#### SHORT PROBLEM
Copy all lines holding the word "Python" from the entries.

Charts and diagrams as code
● ● ●

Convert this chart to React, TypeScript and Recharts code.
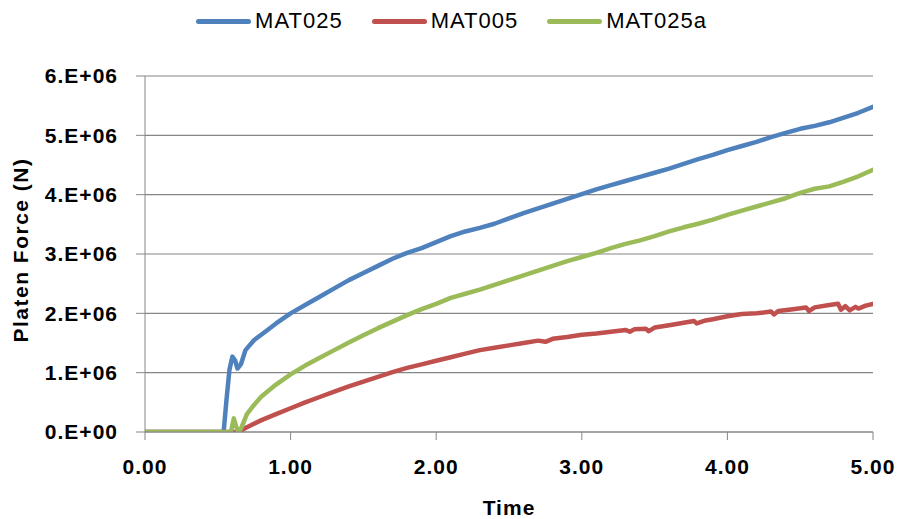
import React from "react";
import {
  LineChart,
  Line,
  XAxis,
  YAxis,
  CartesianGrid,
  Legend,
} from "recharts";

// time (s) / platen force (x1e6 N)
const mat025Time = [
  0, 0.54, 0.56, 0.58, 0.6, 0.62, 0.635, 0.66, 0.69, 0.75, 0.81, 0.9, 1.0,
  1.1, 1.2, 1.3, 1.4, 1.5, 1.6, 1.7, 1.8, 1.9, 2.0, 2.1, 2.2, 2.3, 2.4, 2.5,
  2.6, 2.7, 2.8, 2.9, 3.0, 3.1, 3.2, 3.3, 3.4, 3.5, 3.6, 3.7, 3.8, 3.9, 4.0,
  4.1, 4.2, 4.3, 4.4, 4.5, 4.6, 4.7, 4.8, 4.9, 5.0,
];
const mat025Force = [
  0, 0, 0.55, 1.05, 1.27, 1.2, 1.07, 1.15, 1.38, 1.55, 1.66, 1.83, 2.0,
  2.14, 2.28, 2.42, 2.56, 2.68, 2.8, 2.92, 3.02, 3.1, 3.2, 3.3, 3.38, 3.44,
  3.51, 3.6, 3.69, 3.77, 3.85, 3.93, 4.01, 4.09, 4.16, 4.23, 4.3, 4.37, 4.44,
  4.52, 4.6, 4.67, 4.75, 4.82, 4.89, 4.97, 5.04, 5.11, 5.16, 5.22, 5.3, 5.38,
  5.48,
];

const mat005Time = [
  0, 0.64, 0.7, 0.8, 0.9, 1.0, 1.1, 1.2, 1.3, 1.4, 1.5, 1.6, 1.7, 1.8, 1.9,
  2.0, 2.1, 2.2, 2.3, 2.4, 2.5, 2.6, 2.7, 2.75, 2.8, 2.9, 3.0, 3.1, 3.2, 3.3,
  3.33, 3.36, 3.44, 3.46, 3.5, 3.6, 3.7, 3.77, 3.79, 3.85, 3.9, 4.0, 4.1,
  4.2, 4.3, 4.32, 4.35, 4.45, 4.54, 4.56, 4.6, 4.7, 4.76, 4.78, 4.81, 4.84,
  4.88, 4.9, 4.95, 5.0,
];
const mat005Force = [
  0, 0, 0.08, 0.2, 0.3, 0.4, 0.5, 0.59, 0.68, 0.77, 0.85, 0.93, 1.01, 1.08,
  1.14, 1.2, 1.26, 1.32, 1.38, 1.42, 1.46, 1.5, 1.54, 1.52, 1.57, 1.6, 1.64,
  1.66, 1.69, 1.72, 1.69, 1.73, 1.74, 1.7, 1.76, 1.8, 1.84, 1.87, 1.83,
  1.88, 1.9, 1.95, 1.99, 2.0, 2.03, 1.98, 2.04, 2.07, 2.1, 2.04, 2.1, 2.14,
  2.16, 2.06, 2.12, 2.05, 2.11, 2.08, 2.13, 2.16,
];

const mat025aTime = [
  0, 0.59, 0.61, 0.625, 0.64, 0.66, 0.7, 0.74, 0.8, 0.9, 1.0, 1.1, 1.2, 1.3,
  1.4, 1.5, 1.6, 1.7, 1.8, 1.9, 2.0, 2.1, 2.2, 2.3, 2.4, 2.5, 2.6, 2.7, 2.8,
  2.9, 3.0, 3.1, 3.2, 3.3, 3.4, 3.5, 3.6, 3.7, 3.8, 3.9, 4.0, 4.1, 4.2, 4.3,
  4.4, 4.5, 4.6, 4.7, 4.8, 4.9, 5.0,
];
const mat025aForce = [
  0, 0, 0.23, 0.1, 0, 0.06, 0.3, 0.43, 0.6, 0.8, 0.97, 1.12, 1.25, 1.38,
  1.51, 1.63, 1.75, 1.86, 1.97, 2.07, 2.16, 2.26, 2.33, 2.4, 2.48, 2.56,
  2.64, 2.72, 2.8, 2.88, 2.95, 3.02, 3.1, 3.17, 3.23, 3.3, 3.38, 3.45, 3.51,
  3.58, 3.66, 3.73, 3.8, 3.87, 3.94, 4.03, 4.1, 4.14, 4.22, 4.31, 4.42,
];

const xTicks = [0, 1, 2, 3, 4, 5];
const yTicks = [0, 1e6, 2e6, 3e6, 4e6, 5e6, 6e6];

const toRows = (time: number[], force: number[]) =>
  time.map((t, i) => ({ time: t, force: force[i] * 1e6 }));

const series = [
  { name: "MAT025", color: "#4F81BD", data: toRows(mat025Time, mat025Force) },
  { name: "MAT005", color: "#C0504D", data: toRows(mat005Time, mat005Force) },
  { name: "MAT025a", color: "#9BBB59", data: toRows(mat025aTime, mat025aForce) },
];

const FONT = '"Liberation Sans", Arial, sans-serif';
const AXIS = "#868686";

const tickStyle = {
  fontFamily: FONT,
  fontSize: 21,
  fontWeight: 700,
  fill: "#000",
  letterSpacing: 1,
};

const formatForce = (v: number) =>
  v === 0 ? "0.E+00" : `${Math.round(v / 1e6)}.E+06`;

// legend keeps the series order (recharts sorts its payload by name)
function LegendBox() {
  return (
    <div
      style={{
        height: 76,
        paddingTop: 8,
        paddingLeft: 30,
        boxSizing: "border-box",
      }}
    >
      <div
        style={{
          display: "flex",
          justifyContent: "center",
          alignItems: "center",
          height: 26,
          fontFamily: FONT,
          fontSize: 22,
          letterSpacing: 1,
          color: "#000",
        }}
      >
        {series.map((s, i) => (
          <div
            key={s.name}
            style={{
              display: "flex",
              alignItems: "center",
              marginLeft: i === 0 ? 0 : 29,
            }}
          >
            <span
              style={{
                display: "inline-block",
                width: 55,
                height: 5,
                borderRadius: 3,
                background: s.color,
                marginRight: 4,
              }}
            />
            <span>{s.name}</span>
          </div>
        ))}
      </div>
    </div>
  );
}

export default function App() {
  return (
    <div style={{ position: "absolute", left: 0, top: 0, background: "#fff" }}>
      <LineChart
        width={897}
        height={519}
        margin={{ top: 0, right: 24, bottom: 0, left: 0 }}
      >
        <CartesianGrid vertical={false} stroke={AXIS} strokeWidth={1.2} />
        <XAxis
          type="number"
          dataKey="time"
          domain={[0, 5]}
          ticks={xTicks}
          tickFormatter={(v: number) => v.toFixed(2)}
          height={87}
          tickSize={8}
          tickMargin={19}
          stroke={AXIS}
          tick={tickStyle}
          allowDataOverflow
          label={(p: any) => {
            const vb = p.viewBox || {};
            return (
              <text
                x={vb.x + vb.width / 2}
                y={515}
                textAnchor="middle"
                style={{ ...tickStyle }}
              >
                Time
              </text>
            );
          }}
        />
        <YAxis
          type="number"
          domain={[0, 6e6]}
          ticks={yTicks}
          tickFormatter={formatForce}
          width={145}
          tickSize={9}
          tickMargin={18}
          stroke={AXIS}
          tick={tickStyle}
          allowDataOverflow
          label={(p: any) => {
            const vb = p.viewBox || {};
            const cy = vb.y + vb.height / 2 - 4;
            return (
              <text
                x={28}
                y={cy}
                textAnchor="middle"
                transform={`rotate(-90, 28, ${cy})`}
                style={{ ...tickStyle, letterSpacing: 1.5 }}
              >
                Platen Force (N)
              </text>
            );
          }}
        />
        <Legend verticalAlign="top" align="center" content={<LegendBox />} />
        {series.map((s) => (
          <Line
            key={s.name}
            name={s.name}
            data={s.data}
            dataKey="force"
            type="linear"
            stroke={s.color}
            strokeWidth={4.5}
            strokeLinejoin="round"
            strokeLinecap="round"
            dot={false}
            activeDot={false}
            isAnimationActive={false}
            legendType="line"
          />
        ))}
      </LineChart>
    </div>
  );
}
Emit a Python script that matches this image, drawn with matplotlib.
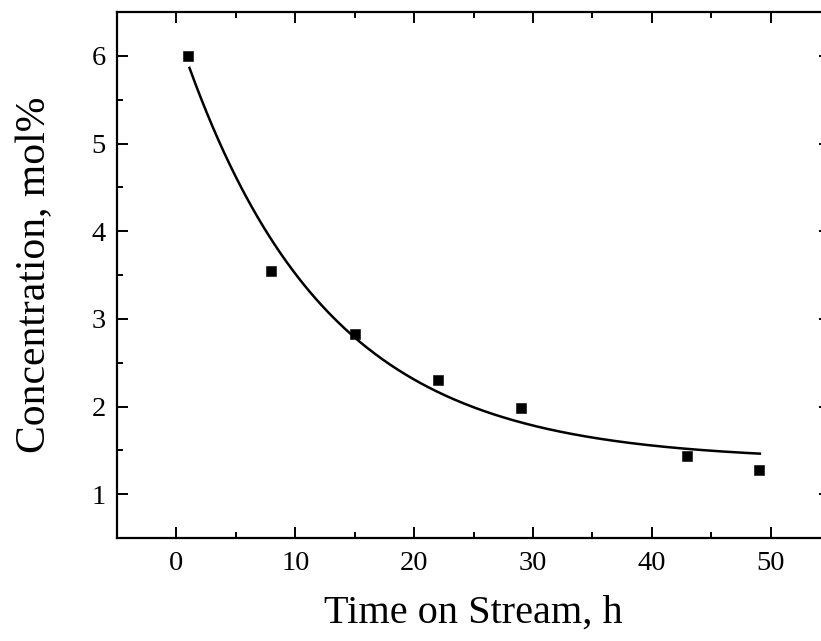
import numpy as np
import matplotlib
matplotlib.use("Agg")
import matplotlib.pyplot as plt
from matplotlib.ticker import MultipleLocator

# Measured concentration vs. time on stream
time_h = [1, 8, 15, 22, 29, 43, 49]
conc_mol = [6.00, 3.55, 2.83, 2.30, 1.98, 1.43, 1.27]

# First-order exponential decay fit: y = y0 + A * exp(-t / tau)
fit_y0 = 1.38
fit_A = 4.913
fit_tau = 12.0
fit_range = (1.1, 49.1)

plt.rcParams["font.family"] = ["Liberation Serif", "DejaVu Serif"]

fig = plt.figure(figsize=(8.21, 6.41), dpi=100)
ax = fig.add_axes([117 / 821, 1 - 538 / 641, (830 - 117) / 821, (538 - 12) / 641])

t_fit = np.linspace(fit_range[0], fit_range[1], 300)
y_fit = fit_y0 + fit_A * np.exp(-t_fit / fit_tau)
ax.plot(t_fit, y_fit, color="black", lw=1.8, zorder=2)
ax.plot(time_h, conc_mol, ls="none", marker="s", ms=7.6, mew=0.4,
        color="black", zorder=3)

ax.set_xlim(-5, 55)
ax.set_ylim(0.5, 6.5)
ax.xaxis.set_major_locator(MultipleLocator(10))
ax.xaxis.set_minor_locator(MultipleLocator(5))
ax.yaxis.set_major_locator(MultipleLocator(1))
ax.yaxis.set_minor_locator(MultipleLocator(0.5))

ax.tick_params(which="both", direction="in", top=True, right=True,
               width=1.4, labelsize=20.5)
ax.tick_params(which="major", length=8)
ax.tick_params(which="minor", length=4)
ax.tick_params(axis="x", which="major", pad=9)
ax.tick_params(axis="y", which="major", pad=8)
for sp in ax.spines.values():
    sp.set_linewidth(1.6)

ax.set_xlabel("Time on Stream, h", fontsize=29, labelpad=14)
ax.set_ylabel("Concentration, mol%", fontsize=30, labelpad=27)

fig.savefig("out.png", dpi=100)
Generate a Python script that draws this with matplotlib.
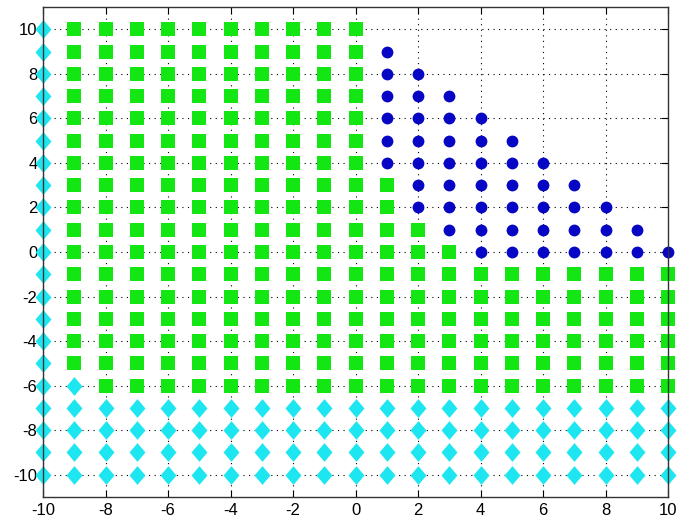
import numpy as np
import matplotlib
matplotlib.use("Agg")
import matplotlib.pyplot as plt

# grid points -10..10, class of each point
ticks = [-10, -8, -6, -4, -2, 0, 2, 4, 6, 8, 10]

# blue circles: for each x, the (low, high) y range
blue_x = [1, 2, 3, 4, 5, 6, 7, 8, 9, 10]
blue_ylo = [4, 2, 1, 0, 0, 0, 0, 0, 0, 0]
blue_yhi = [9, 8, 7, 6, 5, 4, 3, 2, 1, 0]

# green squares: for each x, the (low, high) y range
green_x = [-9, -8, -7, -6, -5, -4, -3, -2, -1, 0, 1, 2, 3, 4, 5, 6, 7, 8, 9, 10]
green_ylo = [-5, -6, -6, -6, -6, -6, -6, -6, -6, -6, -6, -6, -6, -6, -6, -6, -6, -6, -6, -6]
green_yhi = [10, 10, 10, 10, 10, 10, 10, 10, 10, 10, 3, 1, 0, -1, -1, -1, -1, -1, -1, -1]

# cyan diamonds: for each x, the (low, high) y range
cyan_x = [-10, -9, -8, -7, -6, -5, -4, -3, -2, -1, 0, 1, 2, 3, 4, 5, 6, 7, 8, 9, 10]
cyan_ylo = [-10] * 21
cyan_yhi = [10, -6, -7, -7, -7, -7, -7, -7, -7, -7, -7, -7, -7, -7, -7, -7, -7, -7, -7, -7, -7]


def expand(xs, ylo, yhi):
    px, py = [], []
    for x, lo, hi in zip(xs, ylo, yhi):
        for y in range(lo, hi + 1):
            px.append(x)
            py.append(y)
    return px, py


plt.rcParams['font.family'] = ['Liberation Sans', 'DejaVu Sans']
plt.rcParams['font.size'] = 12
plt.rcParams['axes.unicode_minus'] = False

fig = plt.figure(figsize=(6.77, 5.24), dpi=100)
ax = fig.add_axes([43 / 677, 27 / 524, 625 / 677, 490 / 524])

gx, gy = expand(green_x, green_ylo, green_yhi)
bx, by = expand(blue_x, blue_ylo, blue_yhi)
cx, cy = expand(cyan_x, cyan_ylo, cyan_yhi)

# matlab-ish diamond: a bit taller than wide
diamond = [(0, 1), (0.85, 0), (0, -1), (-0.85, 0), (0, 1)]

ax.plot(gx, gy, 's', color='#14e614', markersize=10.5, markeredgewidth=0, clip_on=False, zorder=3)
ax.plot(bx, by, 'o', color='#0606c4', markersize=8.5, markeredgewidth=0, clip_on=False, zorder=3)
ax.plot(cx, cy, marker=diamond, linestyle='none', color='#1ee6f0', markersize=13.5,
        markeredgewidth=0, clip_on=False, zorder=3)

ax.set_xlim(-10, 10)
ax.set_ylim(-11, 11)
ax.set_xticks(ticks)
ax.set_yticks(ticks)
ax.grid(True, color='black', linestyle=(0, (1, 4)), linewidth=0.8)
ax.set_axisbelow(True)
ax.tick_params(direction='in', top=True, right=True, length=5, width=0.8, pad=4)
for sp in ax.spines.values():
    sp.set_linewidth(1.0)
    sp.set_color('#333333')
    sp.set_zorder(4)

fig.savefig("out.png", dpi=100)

● ● ●

#### WRITTEN SOLUTION
Emit a Python script that matches this image, drawn with matplotlib.
Generate a Python script that draws this with matplotlib.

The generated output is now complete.